> [Do this]:
Restate the whole listing word for word. Pictures are left out.

> [Listed records]:

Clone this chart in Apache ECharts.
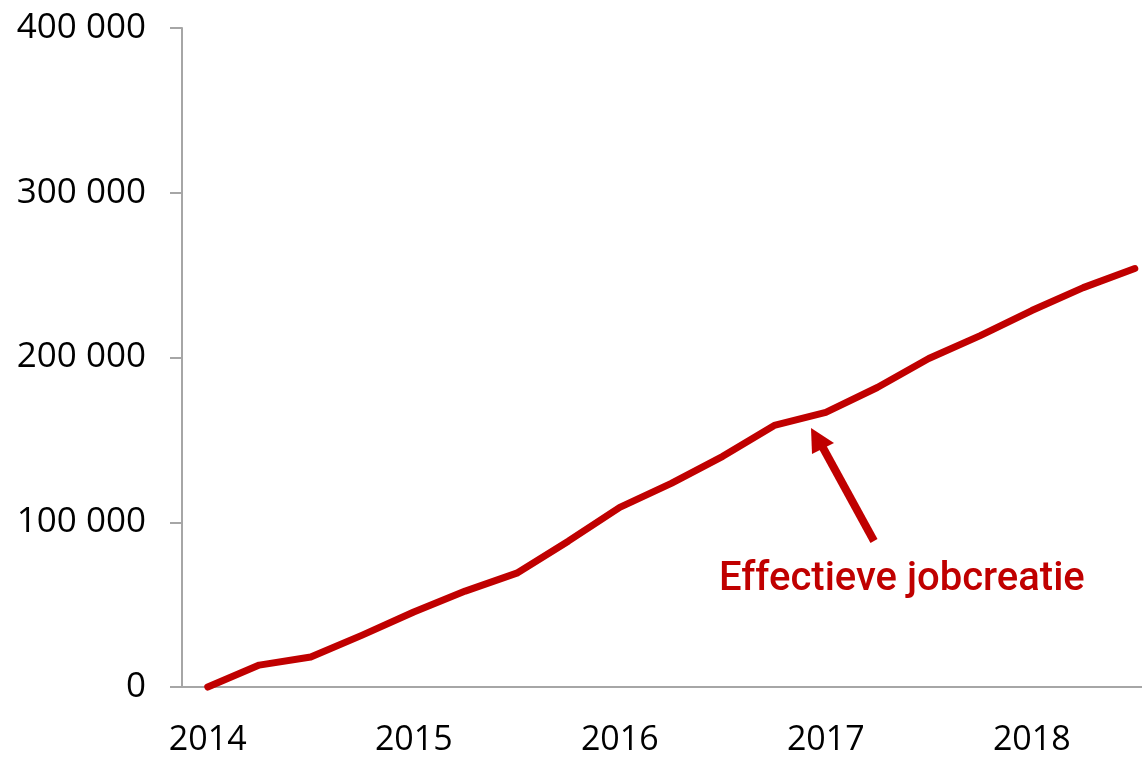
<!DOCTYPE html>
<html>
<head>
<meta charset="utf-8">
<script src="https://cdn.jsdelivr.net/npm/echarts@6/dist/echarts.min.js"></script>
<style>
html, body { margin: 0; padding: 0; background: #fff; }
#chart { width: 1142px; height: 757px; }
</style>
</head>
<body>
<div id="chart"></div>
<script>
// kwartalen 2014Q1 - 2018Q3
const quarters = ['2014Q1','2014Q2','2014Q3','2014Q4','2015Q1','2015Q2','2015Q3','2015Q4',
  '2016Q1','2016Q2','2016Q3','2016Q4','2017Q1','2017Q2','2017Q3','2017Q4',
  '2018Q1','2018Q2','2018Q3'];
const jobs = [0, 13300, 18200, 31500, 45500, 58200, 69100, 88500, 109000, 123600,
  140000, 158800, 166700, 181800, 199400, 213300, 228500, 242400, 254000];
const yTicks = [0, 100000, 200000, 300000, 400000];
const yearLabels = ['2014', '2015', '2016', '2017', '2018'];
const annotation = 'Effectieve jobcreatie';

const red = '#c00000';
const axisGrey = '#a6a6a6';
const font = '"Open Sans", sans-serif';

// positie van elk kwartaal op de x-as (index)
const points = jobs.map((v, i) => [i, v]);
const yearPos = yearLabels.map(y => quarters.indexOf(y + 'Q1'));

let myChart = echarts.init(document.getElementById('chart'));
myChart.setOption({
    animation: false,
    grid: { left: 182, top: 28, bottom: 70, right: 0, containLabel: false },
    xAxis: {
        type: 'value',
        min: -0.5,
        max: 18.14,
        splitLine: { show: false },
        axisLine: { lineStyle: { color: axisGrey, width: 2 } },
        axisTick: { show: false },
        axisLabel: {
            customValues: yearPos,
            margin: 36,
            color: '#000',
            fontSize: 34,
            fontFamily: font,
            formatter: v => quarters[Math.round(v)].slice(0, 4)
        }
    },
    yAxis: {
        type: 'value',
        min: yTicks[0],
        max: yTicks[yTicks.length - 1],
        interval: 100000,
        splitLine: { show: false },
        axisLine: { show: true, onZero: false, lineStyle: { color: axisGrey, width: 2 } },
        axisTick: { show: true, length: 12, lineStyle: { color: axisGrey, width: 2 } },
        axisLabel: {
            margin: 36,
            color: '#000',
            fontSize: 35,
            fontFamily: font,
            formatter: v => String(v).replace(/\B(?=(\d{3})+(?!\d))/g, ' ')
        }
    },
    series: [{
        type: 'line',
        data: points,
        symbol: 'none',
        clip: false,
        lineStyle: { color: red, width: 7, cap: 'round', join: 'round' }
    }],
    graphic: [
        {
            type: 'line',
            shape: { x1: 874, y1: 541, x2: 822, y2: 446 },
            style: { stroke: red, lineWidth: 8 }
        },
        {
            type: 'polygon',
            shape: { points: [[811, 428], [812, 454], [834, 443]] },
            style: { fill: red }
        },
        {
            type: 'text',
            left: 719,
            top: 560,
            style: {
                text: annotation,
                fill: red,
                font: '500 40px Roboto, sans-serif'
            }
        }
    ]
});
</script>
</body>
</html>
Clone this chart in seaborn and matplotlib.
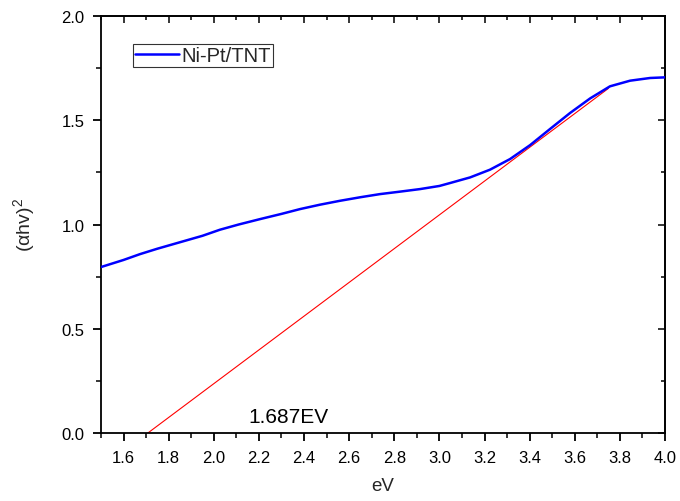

> [Exercise result]:
Clone this chart in Apache ECharts.
<!DOCTYPE html>
<html>
<head>
<meta charset="utf-8">
<script src="https://cdn.jsdelivr.net/npm/echarts@6/dist/echarts.min.js"></script>
<style>
html, body { margin: 0; padding: 0; background: #fff; }
#chart { width: 1142px; height: 757px; }
</style>
</head>
<body>
<div id="chart"></div>
<script>
// kwartalen 2014Q1 - 2018Q3
const quarters = ['2014Q1','2014Q2','2014Q3','2014Q4','2015Q1','2015Q2','2015Q3','2015Q4',
  '2016Q1','2016Q2','2016Q3','2016Q4','2017Q1','2017Q2','2017Q3','2017Q4',
  '2018Q1','2018Q2','2018Q3'];
const jobs = [0, 13300, 18200, 31500, 45500, 58200, 69100, 88500, 109000, 123600,
  140000, 158800, 166700, 181800, 199400, 213300, 228500, 242400, 254000];
const yTicks = [0, 100000, 200000, 300000, 400000];
const yearLabels = ['2014', '2015', '2016', '2017', '2018'];
const annotation = 'Effectieve jobcreatie';

const red = '#c00000';
const axisGrey = '#a6a6a6';
const font = '"Open Sans", sans-serif';

// positie van elk kwartaal op de x-as (index)
const points = jobs.map((v, i) => [i, v]);
const yearPos = yearLabels.map(y => quarters.indexOf(y + 'Q1'));

let myChart = echarts.init(document.getElementById('chart'));
myChart.setOption({
    animation: false,
    grid: { left: 182, top: 28, bottom: 70, right: 0, containLabel: false },
    xAxis: {
        type: 'value',
        min: -0.5,
        max: 18.14,
        splitLine: { show: false },
        axisLine: { lineStyle: { color: axisGrey, width: 2 } },
        axisTick: { show: false },
        axisLabel: {
            customValues: yearPos,
            margin: 36,
            color: '#000',
            fontSize: 34,
            fontFamily: font,
            formatter: v => quarters[Math.round(v)].slice(0, 4)
        }
    },
    yAxis: {
        type: 'value',
        min: yTicks[0],
        max: yTicks[yTicks.length - 1],
        interval: 100000,
        splitLine: { show: false },
        axisLine: { show: true, onZero: false, lineStyle: { color: axisGrey, width: 2 } },
        axisTick: { show: true, length: 12, lineStyle: { color: axisGrey, width: 2 } },
        axisLabel: {
            margin: 36,
            color: '#000',
            fontSize: 35,
            fontFamily: font,
            formatter: v => String(v).replace(/\B(?=(\d{3})+(?!\d))/g, ' ')
        }
    },
    series: [{
        type: 'line',
        data: points,
        symbol: 'none',
        clip: false,
        lineStyle: { color: red, width: 7, cap: 'round', join: 'round' }
    }],
    graphic: [
        {
            type: 'line',
            shape: { x1: 874, y1: 541, x2: 822, y2: 446 },
            style: { stroke: red, lineWidth: 8 }
        },
        {
            type: 'polygon',
            shape: { points: [[811, 428], [812, 454], [834, 443]] },
            style: { fill: red }
        },
        {
            type: 'text',
            left: 719,
            top: 560,
            style: {
                text: annotation,
                fill: red,
                font: '500 40px Roboto, sans-serif'
            }
        }
    ]
});
</script>
</body>
</html>
Clone this chart in seaborn and matplotlib.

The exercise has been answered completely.